Starting at the line containing "Clone this diagram in TikZ." and ending at the line containing "(360,91) -- (670,91);", reproduce each line exactly as written, with both end lines included and all pictures omitted.

[Stored data]
·····

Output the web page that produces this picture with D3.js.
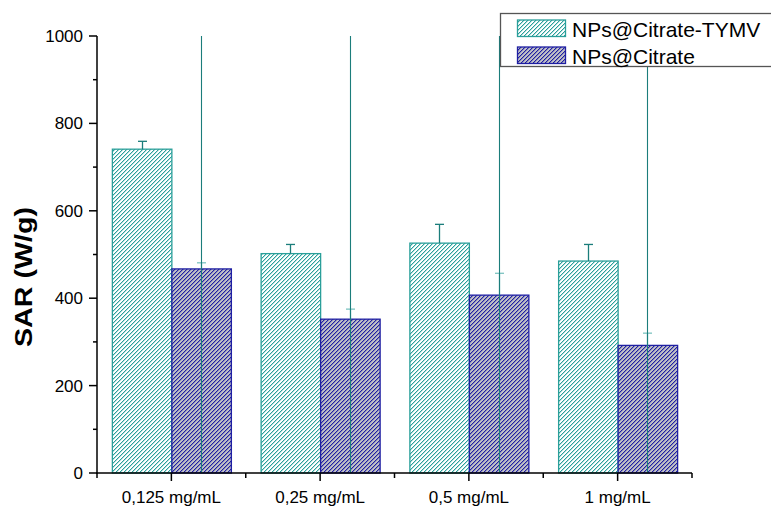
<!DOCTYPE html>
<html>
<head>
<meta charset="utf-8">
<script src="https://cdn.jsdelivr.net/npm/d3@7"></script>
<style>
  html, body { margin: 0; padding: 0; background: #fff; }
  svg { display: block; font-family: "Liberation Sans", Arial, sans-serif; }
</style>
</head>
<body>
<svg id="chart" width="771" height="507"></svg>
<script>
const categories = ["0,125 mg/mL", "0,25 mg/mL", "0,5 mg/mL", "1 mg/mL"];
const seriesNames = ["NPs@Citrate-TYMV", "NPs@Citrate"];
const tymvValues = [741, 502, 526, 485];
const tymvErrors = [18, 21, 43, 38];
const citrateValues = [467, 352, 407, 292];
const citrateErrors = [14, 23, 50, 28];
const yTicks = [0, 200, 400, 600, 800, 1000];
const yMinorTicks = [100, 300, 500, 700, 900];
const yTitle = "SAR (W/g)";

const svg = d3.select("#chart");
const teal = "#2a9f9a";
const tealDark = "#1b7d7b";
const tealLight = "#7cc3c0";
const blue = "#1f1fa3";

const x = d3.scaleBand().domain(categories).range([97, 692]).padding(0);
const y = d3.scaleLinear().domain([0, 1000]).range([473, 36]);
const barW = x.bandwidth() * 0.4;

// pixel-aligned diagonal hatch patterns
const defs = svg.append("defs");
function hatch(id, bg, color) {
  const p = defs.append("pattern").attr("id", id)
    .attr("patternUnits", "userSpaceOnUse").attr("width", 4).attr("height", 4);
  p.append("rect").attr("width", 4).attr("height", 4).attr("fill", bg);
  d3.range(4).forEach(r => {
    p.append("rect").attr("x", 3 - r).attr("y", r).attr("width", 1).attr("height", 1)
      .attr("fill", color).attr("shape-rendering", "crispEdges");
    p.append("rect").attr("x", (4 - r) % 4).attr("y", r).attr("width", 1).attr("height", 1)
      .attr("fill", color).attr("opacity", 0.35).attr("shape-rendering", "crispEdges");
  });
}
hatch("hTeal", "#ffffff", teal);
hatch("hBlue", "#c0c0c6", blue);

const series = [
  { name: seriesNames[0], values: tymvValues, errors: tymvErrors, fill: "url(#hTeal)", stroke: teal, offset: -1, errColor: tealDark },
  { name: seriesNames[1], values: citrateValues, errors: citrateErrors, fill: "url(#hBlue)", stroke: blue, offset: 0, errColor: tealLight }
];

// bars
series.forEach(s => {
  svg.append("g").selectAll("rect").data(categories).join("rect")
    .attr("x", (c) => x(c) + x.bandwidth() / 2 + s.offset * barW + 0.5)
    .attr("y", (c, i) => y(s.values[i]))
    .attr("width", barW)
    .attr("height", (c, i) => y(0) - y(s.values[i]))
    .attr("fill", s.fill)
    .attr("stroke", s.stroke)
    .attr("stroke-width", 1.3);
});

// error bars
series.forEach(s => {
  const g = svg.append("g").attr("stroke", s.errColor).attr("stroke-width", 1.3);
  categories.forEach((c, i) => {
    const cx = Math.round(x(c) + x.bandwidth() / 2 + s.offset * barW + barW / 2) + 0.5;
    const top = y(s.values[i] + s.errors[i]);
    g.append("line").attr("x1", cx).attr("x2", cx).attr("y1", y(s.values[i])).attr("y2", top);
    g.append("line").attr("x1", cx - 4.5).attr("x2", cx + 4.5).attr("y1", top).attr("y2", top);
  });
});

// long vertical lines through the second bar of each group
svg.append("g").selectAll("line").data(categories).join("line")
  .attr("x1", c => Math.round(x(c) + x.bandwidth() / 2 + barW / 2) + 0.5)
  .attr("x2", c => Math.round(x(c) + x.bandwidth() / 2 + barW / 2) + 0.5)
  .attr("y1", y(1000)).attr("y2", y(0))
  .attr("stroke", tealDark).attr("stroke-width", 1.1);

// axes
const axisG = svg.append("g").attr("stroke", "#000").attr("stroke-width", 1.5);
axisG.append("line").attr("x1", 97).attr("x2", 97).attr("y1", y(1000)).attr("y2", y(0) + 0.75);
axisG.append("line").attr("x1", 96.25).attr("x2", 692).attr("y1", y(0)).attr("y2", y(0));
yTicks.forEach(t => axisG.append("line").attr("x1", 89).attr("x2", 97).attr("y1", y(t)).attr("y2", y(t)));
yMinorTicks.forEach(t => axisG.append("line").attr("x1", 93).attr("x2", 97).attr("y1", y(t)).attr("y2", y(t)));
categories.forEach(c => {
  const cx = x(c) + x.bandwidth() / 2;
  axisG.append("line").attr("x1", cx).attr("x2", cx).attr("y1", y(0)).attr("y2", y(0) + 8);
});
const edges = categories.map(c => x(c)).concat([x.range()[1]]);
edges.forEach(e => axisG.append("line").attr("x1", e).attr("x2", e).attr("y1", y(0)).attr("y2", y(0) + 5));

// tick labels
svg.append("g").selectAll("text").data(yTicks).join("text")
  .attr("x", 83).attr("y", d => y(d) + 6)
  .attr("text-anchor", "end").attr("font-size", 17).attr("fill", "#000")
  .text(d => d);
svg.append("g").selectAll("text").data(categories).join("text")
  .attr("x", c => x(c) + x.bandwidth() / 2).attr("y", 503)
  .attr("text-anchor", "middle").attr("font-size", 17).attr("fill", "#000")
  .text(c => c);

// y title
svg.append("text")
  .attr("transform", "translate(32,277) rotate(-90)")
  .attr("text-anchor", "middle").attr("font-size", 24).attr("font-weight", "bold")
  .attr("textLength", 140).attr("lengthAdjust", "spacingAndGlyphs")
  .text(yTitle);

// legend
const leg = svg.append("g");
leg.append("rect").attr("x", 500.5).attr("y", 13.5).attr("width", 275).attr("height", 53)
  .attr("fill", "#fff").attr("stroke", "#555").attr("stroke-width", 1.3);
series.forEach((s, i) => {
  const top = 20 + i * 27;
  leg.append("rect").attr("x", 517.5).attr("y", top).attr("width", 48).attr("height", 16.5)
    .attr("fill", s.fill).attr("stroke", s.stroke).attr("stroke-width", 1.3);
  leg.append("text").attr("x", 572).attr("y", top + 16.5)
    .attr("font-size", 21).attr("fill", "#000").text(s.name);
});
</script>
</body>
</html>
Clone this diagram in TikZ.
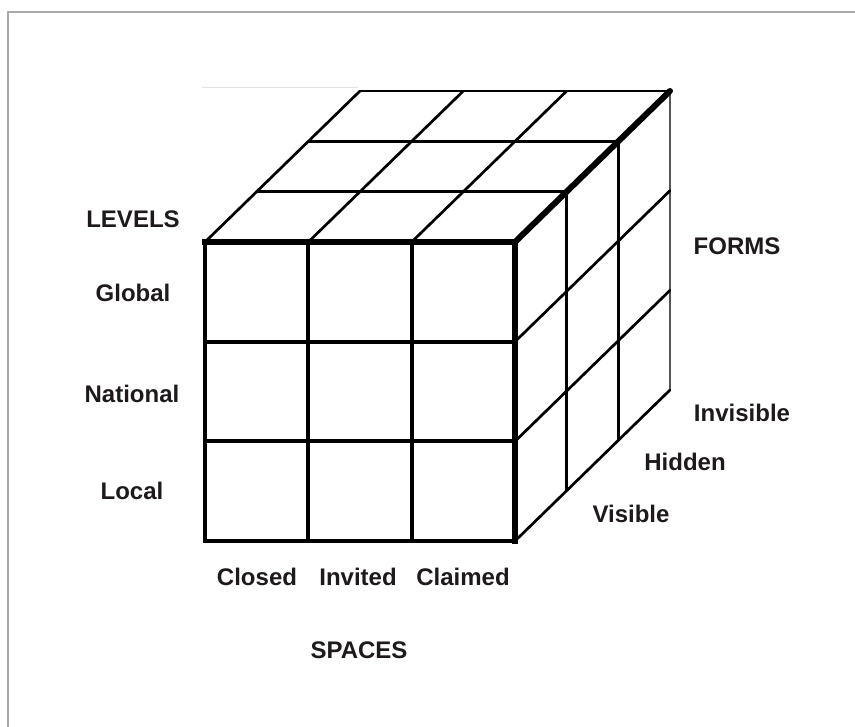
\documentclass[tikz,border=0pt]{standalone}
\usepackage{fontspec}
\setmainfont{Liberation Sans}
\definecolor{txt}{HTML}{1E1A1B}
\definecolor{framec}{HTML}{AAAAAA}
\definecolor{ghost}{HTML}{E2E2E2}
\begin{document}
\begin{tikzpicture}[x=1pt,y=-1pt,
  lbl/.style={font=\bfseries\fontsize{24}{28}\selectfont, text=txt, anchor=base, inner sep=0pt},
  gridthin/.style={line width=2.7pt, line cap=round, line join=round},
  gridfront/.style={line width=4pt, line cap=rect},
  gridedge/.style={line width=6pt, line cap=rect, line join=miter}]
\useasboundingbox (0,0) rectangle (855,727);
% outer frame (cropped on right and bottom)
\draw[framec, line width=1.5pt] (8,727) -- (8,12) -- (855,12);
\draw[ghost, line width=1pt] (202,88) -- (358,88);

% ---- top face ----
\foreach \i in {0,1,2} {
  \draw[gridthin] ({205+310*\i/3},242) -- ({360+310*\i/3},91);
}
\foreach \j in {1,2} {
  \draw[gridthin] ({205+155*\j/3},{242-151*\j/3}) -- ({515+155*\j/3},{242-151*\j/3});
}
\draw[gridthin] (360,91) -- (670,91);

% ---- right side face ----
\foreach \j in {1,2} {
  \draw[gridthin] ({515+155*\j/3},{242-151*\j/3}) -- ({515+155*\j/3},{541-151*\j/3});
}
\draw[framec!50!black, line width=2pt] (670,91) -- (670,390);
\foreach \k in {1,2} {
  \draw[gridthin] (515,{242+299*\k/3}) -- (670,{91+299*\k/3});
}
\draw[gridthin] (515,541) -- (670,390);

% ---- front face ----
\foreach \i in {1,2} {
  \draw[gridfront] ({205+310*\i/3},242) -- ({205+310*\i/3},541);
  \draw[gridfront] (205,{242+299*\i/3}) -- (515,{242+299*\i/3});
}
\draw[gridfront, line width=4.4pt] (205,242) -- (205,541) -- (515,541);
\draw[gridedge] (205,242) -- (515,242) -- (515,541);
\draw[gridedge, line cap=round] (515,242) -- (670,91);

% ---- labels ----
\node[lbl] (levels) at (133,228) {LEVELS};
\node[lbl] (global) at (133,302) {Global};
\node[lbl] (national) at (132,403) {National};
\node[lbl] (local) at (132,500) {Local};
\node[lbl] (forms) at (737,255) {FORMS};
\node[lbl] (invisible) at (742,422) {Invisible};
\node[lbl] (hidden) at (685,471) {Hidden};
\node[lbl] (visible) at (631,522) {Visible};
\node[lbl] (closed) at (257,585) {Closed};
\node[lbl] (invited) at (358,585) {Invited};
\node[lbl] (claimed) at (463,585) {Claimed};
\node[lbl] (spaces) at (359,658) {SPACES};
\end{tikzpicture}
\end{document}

·····

▸ **Finished answer**:
Clone this diagram in TikZ.
\documentclass[tikz,border=0pt]{standalone}
\usepackage{fontspec}
\setmainfont{Liberation Sans}
\definecolor{txt}{HTML}{1E1A1B}
\definecolor{framec}{HTML}{AAAAAA}
\definecolor{ghost}{HTML}{E2E2E2}
\begin{document}
\begin{tikzpicture}[x=1pt,y=-1pt,
  lbl/.style={font=\bfseries\fontsize{24}{28}\selectfont, text=txt, anchor=base, inner sep=0pt},
  gridthin/.style={line width=2.7pt, line cap=round, line join=round},
  gridfront/.style={line width=4pt, line cap=rect},
  gridedge/.style={line width=6pt, line cap=rect, line join=miter}]
\useasboundingbox (0,0) rectangle (855,727);
% outer frame (cropped on right and bottom)
\draw[framec, line width=1.5pt] (8,727) -- (8,12) -- (855,12);
\draw[ghost, line width=1pt] (202,88) -- (358,88);

% ---- top face ----
\foreach \i in {0,1,2} {
  \draw[gridthin] ({205+310*\i/3},242) -- ({360+310*\i/3},91);
}
\foreach \j in {1,2} {
  \draw[gridthin] ({205+155*\j/3},{242-151*\j/3}) -- ({515+155*\j/3},{242-151*\j/3});
}
\draw[gridthin] (360,91) -- (670,91);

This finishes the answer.